To simplify the presentation, we call an “object” any piece (or layer) of software of hardware that needs to be trusted. The trust relation direction supposes at least (1) a way to certify that each used object is actually the object it is supposed to be, (2) a method to evaluate a level of trust for each object involved in the execution, (3) a metric of the level of trust, and (4) a way to protect the trust level acquired by an object.

Considering points (1) and (4), the Trust Computing Group [5] has produced the Trusted Platform Module (TPM) specification [8], which is an ISO/IEC international standard. This specification details embedded crypto capability that supports user, application, and machine authentication. More than 500 million PCs have shipped with TPM. One application of TPM is the verification of the integrity of the platform to ensure no unauthorized changes have occurred in the BIOS, disk master boot record, boot sector, operating system, and application software. We believe that points (1) and (4) can leverage this well-established technology to reduce the risk of attack-induced corruptions. However, TPM does not protect against sophisticated attacks, and some TPM circuits showed vulnerability [23, 26].

Regarding point (2), the evaluation of the trust level of an object could rely on extensive verification and validation of that object by a combination of formal verification when applicable and empirical methods (checking against known results, checking results against actual measurements). In principle the external observer approach can be applied for each object. However, modeling the data transformation of some functions in order to perform effective and efficient detection may require a model complexity close to that of the function.
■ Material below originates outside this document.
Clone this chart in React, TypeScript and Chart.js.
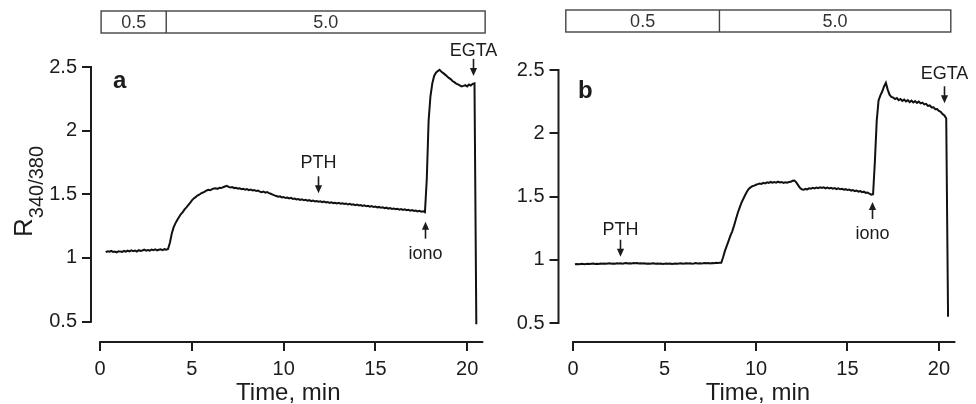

Regarding point (3), the trust metrics could have multiple dimensions (such as time since first trusted, time since last verification, number of independent verifications, or number of validations). The trust metrics would help compute a trust level for the whole execution (a function of the trust of each object involved in the execution). Thus, a user could explore different combinations of objects for a given overall trust level. Conversely, the user could explore different combinations of objects and their impact on the overall trust score. Researchers in security and networking domains [20, 25] have already investigated this problem: they represent objects in a graph where edges are trust relations and the trust evaluation is modeled as a path problem on a directed graph.
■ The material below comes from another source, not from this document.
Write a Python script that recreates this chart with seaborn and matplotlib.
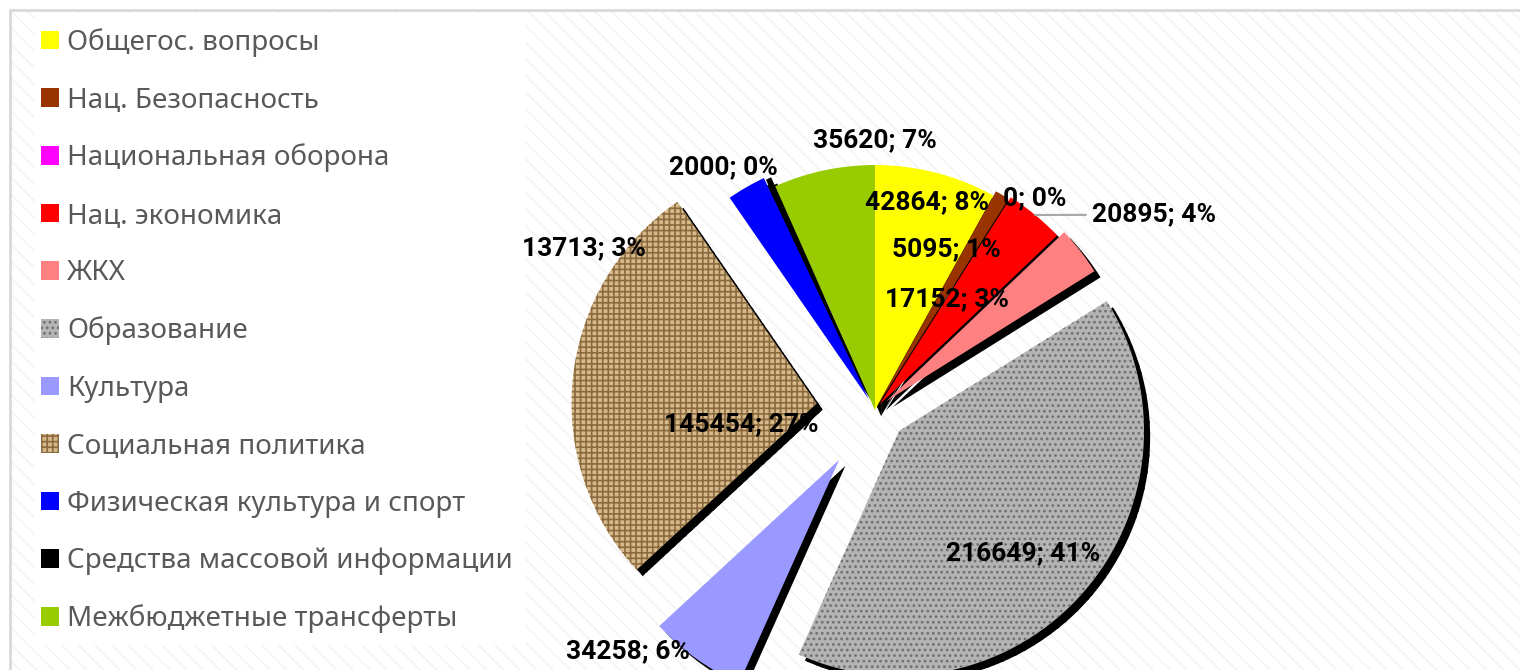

All these precautions will not avoid corruptions from a highly trusted object, however, because verification and validation cannot test exhaustively the behavior of all objects. This fact motivates research in the context of trust relations beyond reputation or research, in order to develop new reputation techniques.

7 Conclusion

In this paper, we analyze the research issue of the trust in numerical simulation results and scientific data analytics and identify possible research directions based on existing state-of-the-art solutions. A classic assumption that users make when running numerical simulations and data analytics is that floating-point computations are correct. Unfortunately, multiple examples of hardware bugs in floating-point units and software bugs in application stack make users more suspicious about the correctness of floating-point calculations. A significant issue for hardware bugs is that the time until the detection and the time between the detection of the issue and the repair could be very long. At the application level, fixing bugs that lead to corruptions in a version of a software does not mean that the number of corruptions would be lower accordingly. Parameterization defects leading to wrong results could be considered as a form of user-level corruptions. There are two possible research directions/solutions about the detection of corruptions: (1) performing on-line verification by using an external algorithmic observer that does not trust the execution stack; (2) establishing trust relations between levels of the execution stack.